The conference is sponsored by The Mastercard Foundation, Google, Microsoft, and Meta.

1st-ever WHO list of essential diagnostic tests

Summary: 1st WHO essential diagnostic list focusing on mainly communicable diseases with a recommendation to include more NCDs in a future edition. PHC and facility level essential package.   Vicki Pinkney-Atkinson

Improving NCDs diagnosis & treatment outcomes

Today, many people are unable to get tested for diseases because they cannot access diagnostic services. Many are incorrectly diagnosed. As a result, they do not receive the treatment they need and, in some cases, may actually receive the wrong treatment.

For example, an estimated 46% of adults with Type 2 diabetes worldwide are undiagnosed, risking serious health complications and higher health costs. Late diagnosis of infectious diseases such as HIV and TB increases the risk of spread and makes them more difficult to treat.

Essential Diagnostics  List (EDL)

To address this gap, WHO today published its first Essential Diagnostics List (EDL), a catalogue of the tests needed to diagnose the most common conditions as well as a number of global priority diseases.

“An accurate diagnosis is the first step to getting effective treatment ….No one should suffer or die because of a lack of diagnostic services, or because the right tests were not available.”
Dr Tedros Adhanom Ghebreyesus, WHO Director-General.
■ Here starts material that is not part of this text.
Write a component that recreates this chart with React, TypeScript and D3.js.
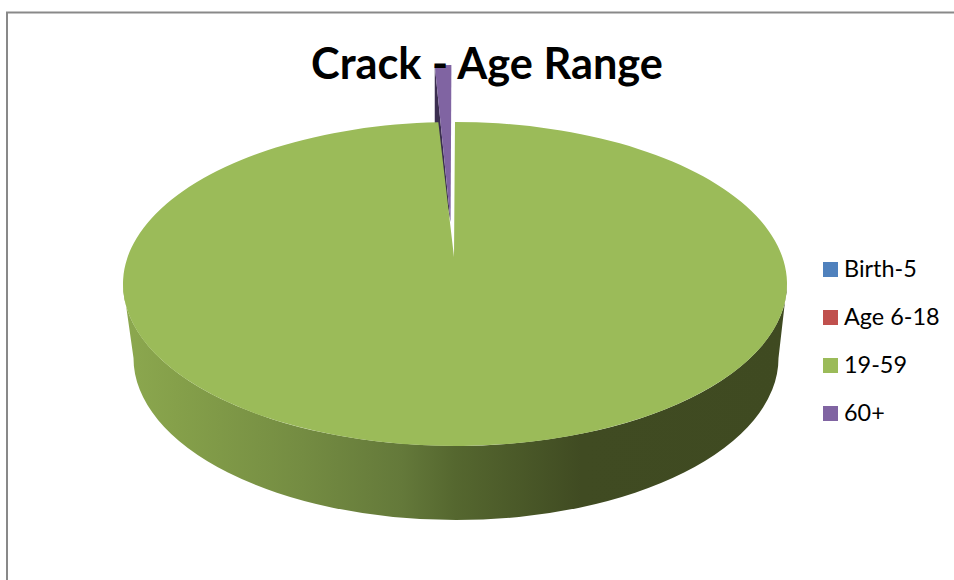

The list concentrates on in vitro tests – i.e. tests of human specimens like blood and urine. It contains 113 products: 58 tests are listed for detection and diagnosis of a wide range of common conditions, providing an essential package that can form the basis for screening and management of patients. The remaining 55 tests are designed for the detection, diagnosis and monitoring of “priority” diseases such as HIV, TB, malaria, hepatitis B and C, human papillomavirus and syphilis.

Some of the tests are particularly suitable for PHC facilities, where laboratory services are often poorly resourced and sometimes non-existent; for example, tests that can rapidly diagnose a child for acute malaria or glucometers to test diabetes. These tests do not require electricity or trained personnel. Other tests are more sophisticated and therefore intended for larger medical facilities.

“Our aim is to provide a tool that can be useful to all countries, to test and treat better, but also to use health funds more efficiently by concentrating on the truly essential tests,” says Mariângela Simão, WHO Assistant Director-General for Access to Medicines, Vaccines and Pharmaceuticals. “Our other goal is to signal to countries and developers that the tests in the list must be of good quality, safe and affordable.”

For each category of test, the EDL specifies the type of test and intended use, format, and if appropriate for primary health care or for health facilities with laboratories. The list also provides links to WHO Guidelines or publications and, when available, to prequalified products.

Similar to the WHO Essential Medicines List, which has been in use for four decades, the EDL is intended to serve as a reference for countries to update or develop their own list of essential diagnostics. In order to truly benefit patients, national governments will need to ensure appropriate and quality-assured supplies, training of healthcare workers and safe use. To that end, WHO will provide support to countries as they adapt the list to the local context.

The EDL was developed following an extensive consultation within WHO and externally. The draft list was then considered for review by WHO’s Strategic Advisory Group of Experts on In-Vitro Diagnostics – a group of 19 experts with global representation. For more information see WHO website.

WHO will update the Essential Diagnostics List on a regular basis. In the coming months, WHO will issue a call for applications to add categories to the next edition. The list will expand significantly over the next few years, as it incorporates other important areas including antimicrobial resistance, emerging pathogens, neglected tropical diseases and additional NCDs.